**Directions:** Starting at the line that contains "Emit a component" and stopping at the line that contains "Chart.register(...registerables);", copy every line exactly, both ends included, without the pictures.

______________________________

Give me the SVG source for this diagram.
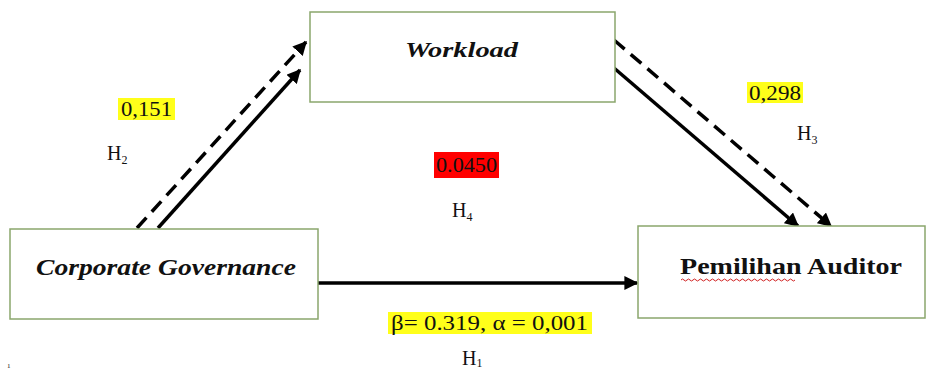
<svg xmlns="http://www.w3.org/2000/svg" width="928" height="371" viewBox="0 0 928 371">
<style>
.box{fill:#fff;stroke:#8aa66c;stroke-width:1.5}
text{font-family:"Liberation Serif",serif;fill:#111}
.lbl{font-weight:bold}
.t{font-size:20px}
.h{font-size:20px}
.sub{font-size:12px}
.solid{stroke:#000;stroke-width:3.5;fill:none}
.dash{stroke:#000;stroke-width:3.5;fill:none;stroke-dasharray:14,8}
</style>
<defs>
<marker id="ah" viewBox="0 0 10 10" refX="9" refY="5" markerWidth="4" markerHeight="4" orient="auto" markerUnits="strokeWidth">
<path d="M0,0 L10,5 L0,10 z" fill="#000"/>
</marker>
</defs>
<rect width="928" height="371" fill="#fff"/>
<g id="connectors">
<line class="solid" x1="158" y1="228" x2="300" y2="70" marker-end="url(#ah)"/>
<line class="dash" x1="137" y1="228" x2="306" y2="42" marker-end="url(#ah)"/>
<line class="solid" x1="614" y1="68" x2="798" y2="226" marker-end="url(#ah)"/>
<line class="dash" x1="614" y1="40" x2="831" y2="226" marker-end="url(#ah)"/>
<line class="solid" x1="318" y1="283" x2="637" y2="283" marker-end="url(#ah)"/>
</g>
<g id="workload">
<rect class="box" x="310" y="12" width="305" height="90"/>
<text class="lbl" x="405" y="57" font-family="Liberation Serif, serif" font-size="22" font-style="italic" textLength="113" lengthAdjust="spacingAndGlyphs">Workload</text>
</g>
<g id="corporate-governance">
<rect class="box" x="10" y="229" width="308" height="90"/>
<text class="lbl" x="36" y="275" font-family="Liberation Serif, serif" font-size="23" font-style="italic" textLength="260" lengthAdjust="spacingAndGlyphs">Corporate Governance</text>
</g>
<g id="pemilihan-auditor">
<rect class="box" x="638" y="226" width="287" height="92"/>
<text class="lbl" x="680" y="274" font-family="Liberation Serif, serif" font-size="24" textLength="222" lengthAdjust="spacingAndGlyphs">Pemilihan Auditor</text>
<path d="M681,280 q1.5,-2 3,0 t3,0 t3,0 t3,0 t3,0 t3,0 t3,0 t3,0 t3,0 t3,0 t3,0 t3,0 t3,0 t3,0 t3,0 t3,0 t3,0 t3,0 t3,0 t3,0 t3,0 t3,0 t3,0 t3,0 t3,0 t3,0 t3,0 t3,0 t3,0 t3,0 t3,0 t3,0 t3,0 t3,0 t3,0 t3,0 t3,0 t3,0" fill="none" stroke="#d02020" stroke-width="1"/>
</g>
<g id="labels">
<rect x="118" y="98" width="57" height="22" fill="#ffff1a"/>
<text class="t" x="121" y="116" font-family="Liberation Serif, serif" textLength="51" lengthAdjust="spacingAndGlyphs">0,151</text>
<text class="h" x="107" y="160" font-family="Liberation Serif, serif">H<tspan class="sub" dy="4">2</tspan></text>
<rect x="747" y="82" width="56" height="21" fill="#ffff1a"/>
<text class="t" x="749" y="100" font-family="Liberation Serif, serif" textLength="52" lengthAdjust="spacingAndGlyphs">0,298</text>
<text class="h" x="797" y="140" font-family="Liberation Serif, serif">H<tspan class="sub" dy="4">3</tspan></text>
<rect x="434" y="152" width="65" height="26" fill="#ff0000"/>
<text class="t" x="436" y="172" font-family="Liberation Serif, serif" textLength="61" lengthAdjust="spacingAndGlyphs">0.0450</text>
<text class="h" x="452" y="217" font-family="Liberation Serif, serif">H<tspan class="sub" dy="4">4</tspan></text>
<rect x="388" y="312" width="204" height="22" fill="#ffff1a"/>
<text class="t" x="391" y="330" font-family="Liberation Serif, serif" textLength="197" lengthAdjust="spacingAndGlyphs">β= 0.319, α = 0,001</text>
<text class="h" x="462" y="365" font-family="Liberation Serif, serif">H<tspan class="sub" dy="2">1</tspan></text>
<text x="7" y="368" font-family="Liberation Sans, sans-serif" font-size="7" fill="#999">1</text>
</g>
</svg>
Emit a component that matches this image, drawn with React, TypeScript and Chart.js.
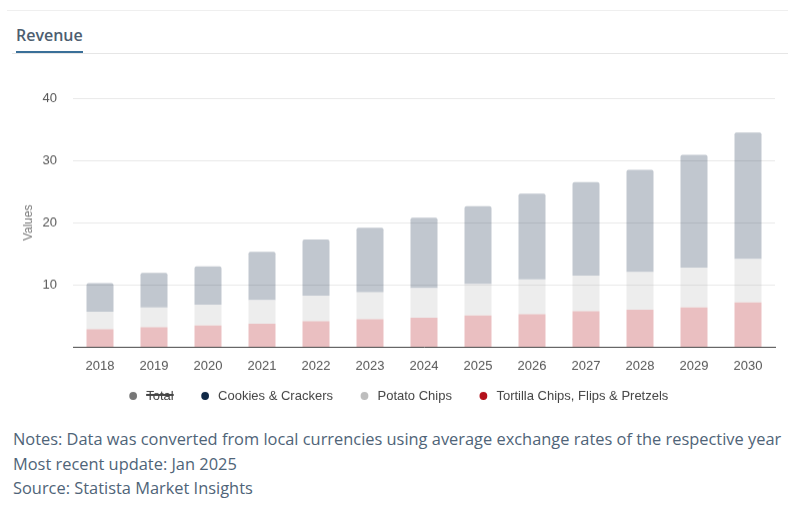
import React, { useEffect, useRef } from 'react';
import { Chart, registerables } from 'chart.js';

Chart.register(...registerables);

const years = ['2018', '2019', '2020', '2021', '2022', '2023', '2024', '2025', '2026', '2027', '2028', '2029', '2030'];
const totalValues = [10.3, 11.95, 13.0, 15.35, 17.3, 19.2, 20.8, 22.65, 24.65, 26.5, 28.5, 30.9, 34.5];
const cookiesValues = [4.6, 5.55, 6.15, 7.75, 9.0, 10.35, 11.25, 12.45, 13.75, 15.0, 16.4, 18.1, 20.3];
const potatoValues = [2.8, 3.2, 3.35, 3.8, 4.1, 4.35, 4.8, 5.1, 5.6, 5.7, 6.05, 6.4, 7.0];
const tortillaValues = [2.9, 3.2, 3.5, 3.8, 4.2, 4.5, 4.75, 5.1, 5.3, 5.8, 6.05, 6.4, 7.2];
const seriesNames = ['Tortilla Chips, Flips & Pretzels', 'Potato Chips', 'Cookies & Crackers', 'Total'];
const yMax = 40;
const yStep = 10;

const barColors = ['rgba(179,17,27,0.27)', 'rgba(187,187,187,0.27)', 'rgba(15,40,70,0.26)', 'rgba(119,119,119,0.27)'];
const legendColors = ['#b3111b', '#bdbdbd', '#0f2846', '#777777'];

const noteLines = [
  'Notes: Data was converted from local currencies using average exchange rates of the respective year',
  'Most recent update: Jan 2025',
  'Source: Statista Market Insights',
];

const legendShift = {
  id: 'legendShift',
  afterLayout(chart: any) {
    const lg = chart.legend;
    if (lg) {
      lg.left += 10;
      lg.right += 10;
      lg.top -= 10;
      lg.bottom -= 10;
    }
  },
};

export default function App() {
  const ref = useRef<HTMLCanvasElement | null>(null);

  useEffect(() => {
    if (!ref.current) return;
    const font = "'Liberation Sans', Arial, sans-serif";
    const chart = new Chart(ref.current, {
      type: 'bar',
      data: {
        labels: years,
        datasets: [
          { label: seriesNames[0], data: tortillaValues, backgroundColor: barColors[0] },
          { label: seriesNames[1], data: potatoValues, backgroundColor: barColors[1] },
          { label: seriesNames[2], data: cookiesValues, backgroundColor: barColors[2], borderRadius: 2 },
          { label: seriesNames[3], data: totalValues, backgroundColor: barColors[3], hidden: true },
        ],
      },
      options: {
        animation: false,
        responsive: true,
        maintainAspectRatio: false,
        layout: { padding: { top: 38, right: 13, left: 0, bottom: 0 } },
        datasets: { bar: { categoryPercentage: 1, barPercentage: 0.5 } },
        scales: {
          x: {
            stacked: true,
            grid: { display: false, drawTicks: false },
            border: { display: true, color: '#444444', width: 1 },
            ticks: { color: '#555555', font: { family: font, size: 13 }, padding: 11, maxRotation: 0 },
            afterFit: (scale: any) => {
              scale.height = 27;
            },
          },
          y: {
            stacked: true,
            min: 0,
            max: yMax,
            grid: { color: '#e8e8e8', drawTicks: false },
            border: { display: false },
            ticks: {
              stepSize: yStep,
              padding: 16,
              color: '#555555',
              font: { family: font, size: 13 },
              callback: (v: any) => (v === 0 ? '' : String(v)),
            },
            title: {
              display: true,
              text: 'Values',
              color: '#777777',
              font: { family: font, size: 12 },
              padding: { top: 21, bottom: 0 },
            },
            afterFit: (scale: any) => {
              scale.width = 73;
            },
          },
        },
        plugins: {
          tooltip: { enabled: false },
          legend: {
            position: 'bottom',
            reverse: true,
            labels: {
              usePointStyle: true,
              pointStyle: 'circle',
              boxHeight: 5.5,
              padding: 25,
              color: '#444444',
              font: { family: font, size: 13 },
              generateLabels: (c: any) => {
                const items = Chart.defaults.plugins.legend.labels.generateLabels(c);
                return items.map((it: any) => ({
                  ...it,
                  fillStyle: legendColors[it.datasetIndex],
                  strokeStyle: legendColors[it.datasetIndex],
                  lineWidth: 0,
                }));
              },
            },
          },
        },
      },
      plugins: [legendShift],
    } as any);
    return () => chart.destroy();
  }, []);

  return (
    <div
      style={{
        position: 'fixed',
        left: 0,
        top: 0,
        width: 788,
        height: 511,
        background: '#ffffff',
        overflow: 'hidden',
      }}
    >
      <div style={{ position: 'absolute', left: 7, right: 0, top: 10, height: 1, background: '#efefef' }} />
      <div
        style={{
          position: 'absolute',
          left: 16,
          top: 24,
          fontFamily: "'Open Sans', sans-serif",
          fontWeight: 600,
          fontSize: 16,
          color: '#4d5e70',
          lineHeight: '22px',
        }}
      >
        Revenue
      </div>
      <div style={{ position: 'absolute', left: 12, right: 0, top: 53, height: 1, background: '#e6e6e6' }} />
      <div style={{ position: 'absolute', left: 16, width: 67, top: 51, height: 2, background: '#3a6f98' }} />
      <div style={{ position: 'absolute', left: 0, top: 60, width: 788, height: 361.5 }}>
        <canvas ref={ref} />
      </div>
      {noteLines.map((t, i) => (
        <div
          key={i}
          style={{
            position: 'absolute',
            left: 13,
            top: 427 + i * 24.5,
            fontFamily: "'Open Sans', sans-serif",
            fontSize: 16.4,
            lineHeight: '24px',
            color: '#4f6478',
            whiteSpace: 'nowrap',
          }}
        >
          {t}
        </div>
      ))}
    </div>
  );
}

______________________________

**Final result:**
Emit a component that matches this image, drawn with React, TypeScript and Chart.js.
import React, { useEffect, useRef } from 'react';
import { Chart, registerables } from 'chart.js';

Chart.register(...registerables);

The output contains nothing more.